## Task to carry out
Look through the records below, count the lines with the word "that", and reply with only the number.

-- Begin --

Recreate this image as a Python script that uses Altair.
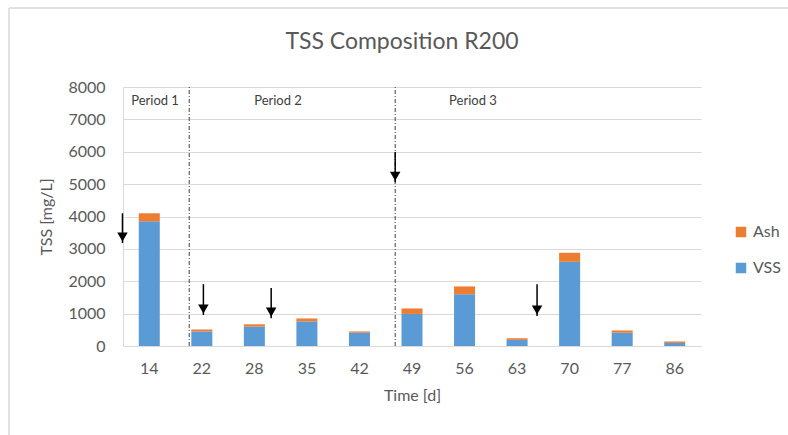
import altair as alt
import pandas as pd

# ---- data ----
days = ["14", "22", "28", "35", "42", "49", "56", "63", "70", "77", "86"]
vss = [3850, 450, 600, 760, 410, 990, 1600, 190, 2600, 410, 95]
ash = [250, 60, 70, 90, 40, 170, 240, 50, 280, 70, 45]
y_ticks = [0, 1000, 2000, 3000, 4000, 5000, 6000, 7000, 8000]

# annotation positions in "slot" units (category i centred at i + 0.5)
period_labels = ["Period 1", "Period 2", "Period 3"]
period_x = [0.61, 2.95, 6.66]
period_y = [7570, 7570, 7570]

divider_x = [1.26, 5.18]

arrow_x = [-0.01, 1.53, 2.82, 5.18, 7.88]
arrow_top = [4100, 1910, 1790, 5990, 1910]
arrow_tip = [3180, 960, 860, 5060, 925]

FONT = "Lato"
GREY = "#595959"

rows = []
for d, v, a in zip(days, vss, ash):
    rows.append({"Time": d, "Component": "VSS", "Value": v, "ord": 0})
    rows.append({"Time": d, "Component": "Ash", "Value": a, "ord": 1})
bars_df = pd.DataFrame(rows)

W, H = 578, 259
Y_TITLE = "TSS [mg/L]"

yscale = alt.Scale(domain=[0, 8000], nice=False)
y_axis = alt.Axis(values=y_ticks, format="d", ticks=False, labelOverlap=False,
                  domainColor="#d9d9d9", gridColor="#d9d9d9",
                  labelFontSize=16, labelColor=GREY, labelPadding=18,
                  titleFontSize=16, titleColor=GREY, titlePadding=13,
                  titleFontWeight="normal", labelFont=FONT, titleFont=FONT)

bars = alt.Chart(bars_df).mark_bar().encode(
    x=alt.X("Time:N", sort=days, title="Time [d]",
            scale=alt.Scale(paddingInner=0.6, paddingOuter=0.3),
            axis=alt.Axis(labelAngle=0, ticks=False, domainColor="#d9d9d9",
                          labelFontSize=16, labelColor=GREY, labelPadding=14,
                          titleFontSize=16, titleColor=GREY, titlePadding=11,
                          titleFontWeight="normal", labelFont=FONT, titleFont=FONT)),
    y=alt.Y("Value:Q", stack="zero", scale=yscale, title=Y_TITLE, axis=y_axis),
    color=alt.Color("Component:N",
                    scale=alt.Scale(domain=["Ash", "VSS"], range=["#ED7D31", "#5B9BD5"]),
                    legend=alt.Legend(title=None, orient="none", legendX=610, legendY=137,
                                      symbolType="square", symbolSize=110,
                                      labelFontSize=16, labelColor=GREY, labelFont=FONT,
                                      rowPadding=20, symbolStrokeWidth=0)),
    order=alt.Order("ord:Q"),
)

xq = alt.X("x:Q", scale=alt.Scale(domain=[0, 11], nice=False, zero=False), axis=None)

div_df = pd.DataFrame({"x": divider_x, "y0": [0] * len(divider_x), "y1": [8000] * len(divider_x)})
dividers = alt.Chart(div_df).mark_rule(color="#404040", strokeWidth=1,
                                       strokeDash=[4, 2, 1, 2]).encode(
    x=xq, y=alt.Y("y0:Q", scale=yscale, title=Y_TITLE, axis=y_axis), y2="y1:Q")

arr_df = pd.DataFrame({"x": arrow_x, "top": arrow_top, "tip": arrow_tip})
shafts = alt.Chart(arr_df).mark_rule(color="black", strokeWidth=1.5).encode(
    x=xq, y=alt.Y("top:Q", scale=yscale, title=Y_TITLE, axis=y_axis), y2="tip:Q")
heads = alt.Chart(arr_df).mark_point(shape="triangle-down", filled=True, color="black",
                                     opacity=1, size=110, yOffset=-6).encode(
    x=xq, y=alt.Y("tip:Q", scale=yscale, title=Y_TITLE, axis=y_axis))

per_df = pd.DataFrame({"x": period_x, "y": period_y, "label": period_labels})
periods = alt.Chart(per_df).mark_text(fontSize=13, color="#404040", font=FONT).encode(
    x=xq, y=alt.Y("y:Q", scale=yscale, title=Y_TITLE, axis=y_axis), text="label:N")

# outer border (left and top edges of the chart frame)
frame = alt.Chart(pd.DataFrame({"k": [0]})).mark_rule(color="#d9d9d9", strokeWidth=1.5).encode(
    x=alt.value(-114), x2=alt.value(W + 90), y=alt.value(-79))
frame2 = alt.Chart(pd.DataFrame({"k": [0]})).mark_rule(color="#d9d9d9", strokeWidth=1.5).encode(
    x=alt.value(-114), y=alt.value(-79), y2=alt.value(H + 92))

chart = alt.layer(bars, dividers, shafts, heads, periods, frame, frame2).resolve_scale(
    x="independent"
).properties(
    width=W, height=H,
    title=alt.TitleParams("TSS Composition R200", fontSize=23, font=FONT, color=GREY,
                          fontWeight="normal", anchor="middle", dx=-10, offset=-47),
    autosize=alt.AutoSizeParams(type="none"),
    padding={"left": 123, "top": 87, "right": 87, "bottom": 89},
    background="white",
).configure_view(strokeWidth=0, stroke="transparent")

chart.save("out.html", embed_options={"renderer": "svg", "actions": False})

-- End --
-- Begin --

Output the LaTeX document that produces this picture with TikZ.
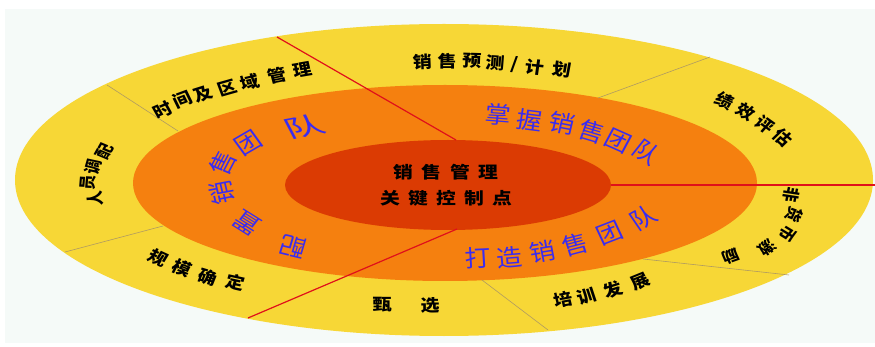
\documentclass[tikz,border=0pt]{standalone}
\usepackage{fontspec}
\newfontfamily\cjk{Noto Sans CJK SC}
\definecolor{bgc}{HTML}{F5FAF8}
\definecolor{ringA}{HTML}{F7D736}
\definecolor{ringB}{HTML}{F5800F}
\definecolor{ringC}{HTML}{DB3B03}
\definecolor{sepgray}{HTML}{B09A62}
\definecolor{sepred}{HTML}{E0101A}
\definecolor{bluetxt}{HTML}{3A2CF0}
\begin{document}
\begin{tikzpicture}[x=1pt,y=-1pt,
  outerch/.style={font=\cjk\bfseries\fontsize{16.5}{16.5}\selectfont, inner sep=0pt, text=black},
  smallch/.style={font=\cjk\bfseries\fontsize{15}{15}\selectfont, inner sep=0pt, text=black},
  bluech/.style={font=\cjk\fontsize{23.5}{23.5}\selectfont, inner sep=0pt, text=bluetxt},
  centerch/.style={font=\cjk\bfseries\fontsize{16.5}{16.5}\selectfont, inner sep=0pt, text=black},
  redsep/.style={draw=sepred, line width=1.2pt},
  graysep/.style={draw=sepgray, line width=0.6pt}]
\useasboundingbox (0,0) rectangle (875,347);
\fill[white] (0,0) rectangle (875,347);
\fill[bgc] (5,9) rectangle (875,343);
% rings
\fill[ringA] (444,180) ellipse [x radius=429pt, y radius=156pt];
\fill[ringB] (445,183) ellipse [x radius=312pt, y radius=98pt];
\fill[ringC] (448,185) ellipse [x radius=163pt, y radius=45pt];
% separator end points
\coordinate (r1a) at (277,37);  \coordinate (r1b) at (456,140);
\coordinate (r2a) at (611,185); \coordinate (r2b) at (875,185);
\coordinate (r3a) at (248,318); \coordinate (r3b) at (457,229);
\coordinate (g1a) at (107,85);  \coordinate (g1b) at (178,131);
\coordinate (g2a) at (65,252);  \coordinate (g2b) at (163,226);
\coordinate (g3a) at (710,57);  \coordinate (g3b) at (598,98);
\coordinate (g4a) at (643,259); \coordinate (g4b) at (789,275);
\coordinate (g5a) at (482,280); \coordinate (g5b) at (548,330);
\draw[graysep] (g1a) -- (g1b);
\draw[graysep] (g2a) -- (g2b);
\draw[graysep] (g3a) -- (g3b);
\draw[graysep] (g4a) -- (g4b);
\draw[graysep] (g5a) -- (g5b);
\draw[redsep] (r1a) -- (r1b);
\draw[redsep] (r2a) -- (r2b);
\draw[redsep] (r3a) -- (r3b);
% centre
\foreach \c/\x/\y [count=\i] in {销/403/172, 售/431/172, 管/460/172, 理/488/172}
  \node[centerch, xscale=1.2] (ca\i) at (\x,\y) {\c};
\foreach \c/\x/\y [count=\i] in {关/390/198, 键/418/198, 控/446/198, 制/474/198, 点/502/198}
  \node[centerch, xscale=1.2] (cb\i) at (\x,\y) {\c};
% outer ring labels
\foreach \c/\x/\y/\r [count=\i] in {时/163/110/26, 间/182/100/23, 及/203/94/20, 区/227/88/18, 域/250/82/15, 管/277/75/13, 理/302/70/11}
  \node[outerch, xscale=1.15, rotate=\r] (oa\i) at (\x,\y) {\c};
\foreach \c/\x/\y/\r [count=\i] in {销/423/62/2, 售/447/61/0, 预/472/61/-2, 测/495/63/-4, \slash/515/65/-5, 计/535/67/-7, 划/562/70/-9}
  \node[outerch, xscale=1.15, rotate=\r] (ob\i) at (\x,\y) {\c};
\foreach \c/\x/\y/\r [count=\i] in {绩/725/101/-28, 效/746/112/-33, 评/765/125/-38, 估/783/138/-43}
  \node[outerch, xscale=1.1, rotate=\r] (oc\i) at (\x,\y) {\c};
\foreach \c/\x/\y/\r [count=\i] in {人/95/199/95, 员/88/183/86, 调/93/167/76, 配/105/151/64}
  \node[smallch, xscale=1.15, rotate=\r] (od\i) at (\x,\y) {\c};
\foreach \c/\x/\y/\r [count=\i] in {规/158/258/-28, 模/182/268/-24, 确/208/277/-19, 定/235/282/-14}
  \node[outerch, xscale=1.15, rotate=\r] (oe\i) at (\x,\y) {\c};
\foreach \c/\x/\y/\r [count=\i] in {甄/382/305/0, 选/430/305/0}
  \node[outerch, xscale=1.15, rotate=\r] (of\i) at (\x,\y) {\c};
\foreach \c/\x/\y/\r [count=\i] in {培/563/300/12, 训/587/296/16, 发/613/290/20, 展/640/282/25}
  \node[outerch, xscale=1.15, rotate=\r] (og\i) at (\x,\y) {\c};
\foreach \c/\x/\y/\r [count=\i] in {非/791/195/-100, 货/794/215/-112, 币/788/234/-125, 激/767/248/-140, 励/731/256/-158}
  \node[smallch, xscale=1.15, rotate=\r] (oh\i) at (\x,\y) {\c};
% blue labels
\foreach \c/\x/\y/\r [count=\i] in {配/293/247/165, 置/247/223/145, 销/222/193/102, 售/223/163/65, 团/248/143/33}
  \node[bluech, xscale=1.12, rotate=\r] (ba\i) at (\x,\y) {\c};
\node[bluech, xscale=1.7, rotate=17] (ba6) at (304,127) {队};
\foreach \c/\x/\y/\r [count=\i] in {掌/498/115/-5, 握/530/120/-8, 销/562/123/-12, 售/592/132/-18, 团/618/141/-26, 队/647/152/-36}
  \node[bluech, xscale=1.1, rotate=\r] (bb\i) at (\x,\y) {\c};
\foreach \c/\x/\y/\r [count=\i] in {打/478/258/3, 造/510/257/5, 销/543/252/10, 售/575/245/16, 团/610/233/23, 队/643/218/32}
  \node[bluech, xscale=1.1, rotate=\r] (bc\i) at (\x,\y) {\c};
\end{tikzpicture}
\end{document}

-- End --

## Solution below
2